Fostering Independence with Books
I AM ENOUGH, said Nonkululeko Mdluli, a belief she now treasures after attending the Global Women's Leadership Network, with African Library Project sponsorship, at Santa Clara University's Graduate School of Business in Santa Clara, CA. Until recently, she worried that she needed more degrees before she could help the people of Swaziland, but now she realizes that this belief was not true.
Growing up in extreme poverty in Swaziland and as the youngest of 23 children, she beat staggering odds and became a professional librarian, a rare occupation in sub-Saharan Africa. (Nonkululeko's story can be read here). For four years, she has been the director of Fundza, an ALP partner and nonprofit organization that aims to raise Swaziland's literacy rate and promote lifelong learning skills.
"Attending the leadership program at Santa Clara University has brought to me a paradigm shift, and has empowered me with leadership skills," she said. Although the program has helped her believe in herself, she will continue developing herself and view challenges as steppingstones. One significant challenge is Swaziland's crumbling economy. Fundza depends on and appreciates ALP's help in their urgent efforts to acquire more books and nurture a reading culture in schools. "To develop a society, it starts with children," Nonkululeko said.

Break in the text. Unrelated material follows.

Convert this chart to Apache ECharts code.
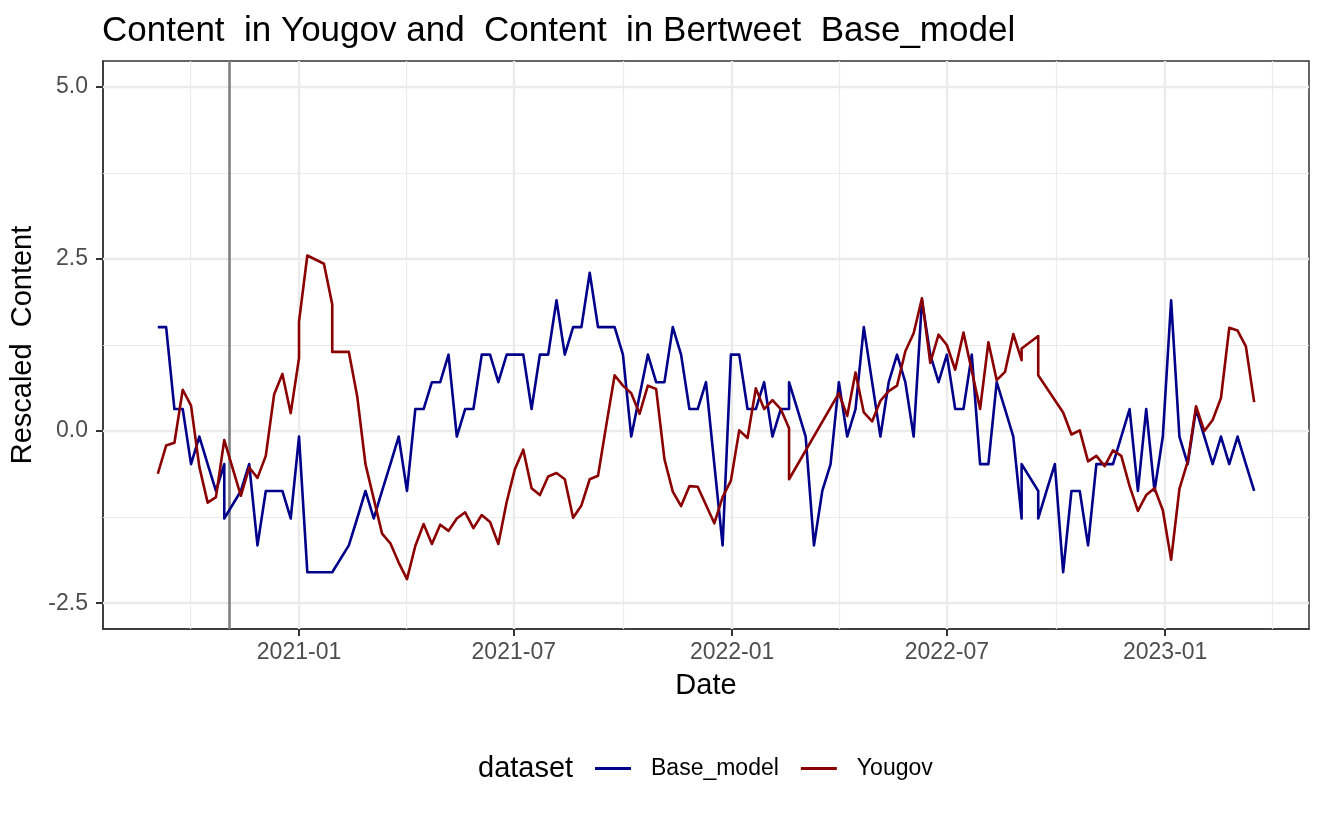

Nonkululeko means independence, and one of the most important reasons for increasing literacy and promoting a reading culture is to provide Africans with a cornerstone for independence. "I believe I'm living my name," said Nonkululeko. "I'm taking my past and pushing forward, so that the coming generations don't suffer. We are all capable, but we need to acquire knowledge through reading to be independent. With the African Library Project, together we are helping people help themselves."
Thanks to our partnership with Fundza and the Swaziland National Library Service, not to mention Nonkululeko's contagious passion, 192 libraries have been created or improved across the country. Like Nonkululeko, if we believe we are enough, we all can make a real impact.